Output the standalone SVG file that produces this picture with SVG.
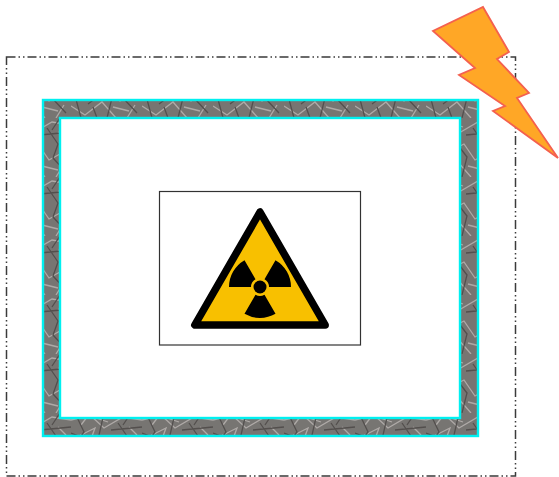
<svg xmlns="http://www.w3.org/2000/svg" width="559" height="477" viewBox="0 0 559 477">
  <style>
    .boundary{fill:none;stroke:#3a3a3a;stroke-width:1.500;stroke-dasharray:9 3 1.500 3 1.500 3}
    .tex{stroke-width:1.300;fill:none}
    .l{stroke:#aeaaa7}
    .d{stroke:#524f4d}
    .soft{filter:url(#soft)}
  </style>
  <defs>
    <filter id="soft" x="-5%" y="-5%" width="110%" height="110%"><feGaussianBlur stdDeviation="0.5"/></filter>
    <filter id="softer" x="-5%" y="-5%" width="110%" height="110%"><feGaussianBlur stdDeviation="0.55"/></filter>
    <pattern id="stone" width="71" height="59" patternUnits="userSpaceOnUse">
      <rect width="71" height="59" fill="#777472"/>
      <path class="tex l" d="M0 7 L19 2 L33 15 L52 4 L71 7 M6 24 L24 15 L16 37 L38 26 L49 42 L71 30 M0 47 L14 56 L31 43 L45 59 M58 14 L66 22 M19 0 L10 12 M56 59 L64 46 M25 5 L37 9 M42 48 L58 52"/>
      <path class="tex d" d="M4 0 L13 19 L3 33 L10 59 M33 0 L28 22 L41 39 L36 59 M47 10 L58 26 L53 40 L66 54 M0 20 L21 28 M40 17 L71 14 M17 45 L33 33 M60 0 L52 12 M22 48 L26 59"/>
    </pattern>
  </defs>
  <g id="trust-boundary" class="soft">
    <rect class="boundary" x="6.500" y="57" width="509" height="419"/>
  </g>
  <g id="shield">
    <path fill="url(#stone)" fill-rule="evenodd" d="M43 100H478V436H43Z M60 118V418H460V118Z" filter="url(#softer)"/>
    <rect x="43" y="100" width="435" height="336" fill="none" stroke="#00f0f0" stroke-width="2.400" class="soft"/>
    <rect x="60" y="118" width="400" height="300" fill="none" stroke="#00f0f0" stroke-width="2.400" class="soft"/>
  </g>
  <g id="hazard" class="soft">
    <rect x="159.500" y="191.500" width="201" height="153.500" fill="#fff" stroke="#333" stroke-width="1.200"/>
    <polygon points="260,212 194.800,325 325.200,325" fill="#f8c000" stroke="#000" stroke-width="7.500" stroke-linejoin="round"/>
    <circle cx="260" cy="287" r="6.500" fill="#000"/>
    <path id="blade" d="M251 287L229 287A31 31 0 0 1 244.500 260.150L255.500 279.200A9 9 0 0 0 251 287Z" fill="#000"/>
    <use href="#blade" transform="rotate(120 260 287)"/>
    <use href="#blade" transform="rotate(240 260 287)"/>
  </g>
  <g id="lightning" class="soft">
    <polygon points="483,7 509,52 497,59 529,93 517,98 558,158 493,111 505,106 459,75 475,68 433,31" fill="#ffa726" stroke="#f4604f" stroke-width="1.800" stroke-linejoin="miter"/>
  </g>
</svg>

######

_To do_. Quote the data exactly, leaving every image out of the copy.

_Answer_.
Output the standalone SVG file that produces this picture with SVG.
<svg xmlns="http://www.w3.org/2000/svg" width="559" height="477" viewBox="0 0 559 477">
  <style>
    .boundary{fill:none;stroke:#3a3a3a;stroke-width:1.500;stroke-dasharray:9 3 1.500 3 1.500 3}
    .tex{stroke-width:1.300;fill:none}
    .l{stroke:#aeaaa7}
    .d{stroke:#524f4d}
    .soft{filter:url(#soft)}
  </style>
  <defs>
    <filter id="soft" x="-5%" y="-5%" width="110%" height="110%"><feGaussianBlur stdDeviation="0.5"/></filter>
    <filter id="softer" x="-5%" y="-5%" width="110%" height="110%"><feGaussianBlur stdDeviation="0.55"/></filter>
    <pattern id="stone" width="71" height="59" patternUnits="userSpaceOnUse">
      <rect width="71" height="59" fill="#777472"/>
      <path class="tex l" d="M0 7 L19 2 L33 15 L52 4 L71 7 M6 24 L24 15 L16 37 L38 26 L49 42 L71 30 M0 47 L14 56 L31 43 L45 59 M58 14 L66 22 M19 0 L10 12 M56 59 L64 46 M25 5 L37 9 M42 48 L58 52"/>
      <path class="tex d" d="M4 0 L13 19 L3 33 L10 59 M33 0 L28 22 L41 39 L36 59 M47 10 L58 26 L53 40 L66 54 M0 20 L21 28 M40 17 L71 14 M17 45 L33 33 M60 0 L52 12 M22 48 L26 59"/>
    </pattern>
  </defs>
  <g id="trust-boundary" class="soft">
    <rect class="boundary" x="6.500" y="57" width="509" height="419"/>
  </g>
  <g id="shield">
    <path fill="url(#stone)" fill-rule="evenodd" d="M43 100H478V436H43Z M60 118V418H460V118Z" filter="url(#softer)"/>
    <rect x="43" y="100" width="435" height="336" fill="none" stroke="#00f0f0" stroke-width="2.400" class="soft"/>
    <rect x="60" y="118" width="400" height="300" fill="none" stroke="#00f0f0" stroke-width="2.400" class="soft"/>
  </g>
  <g id="hazard" class="soft">
    <rect x="159.500" y="191.500" width="201" height="153.500" fill="#fff" stroke="#333" stroke-width="1.200"/>
    <polygon points="260,212 194.800,325 325.200,325" fill="#f8c000" stroke="#000" stroke-width="7.500" stroke-linejoin="round"/>
    <circle cx="260" cy="287" r="6.500" fill="#000"/>
    <path id="blade" d="M251 287L229 287A31 31 0 0 1 244.500 260.150L255.500 279.200A9 9 0 0 0 251 287Z" fill="#000"/>
    <use href="#blade" transform="rotate(120 260 287)"/>
    <use href="#blade" transform="rotate(240 260 287)"/>
  </g>
  <g id="lightning" class="soft">
    <polygon points="483,7 509,52 497,59 529,93 517,98 558,158 493,111 505,106 459,75 475,68 433,31" fill="#ffa726" stroke="#f4604f" stroke-width="1.800" stroke-linejoin="miter"/>
  </g>
</svg>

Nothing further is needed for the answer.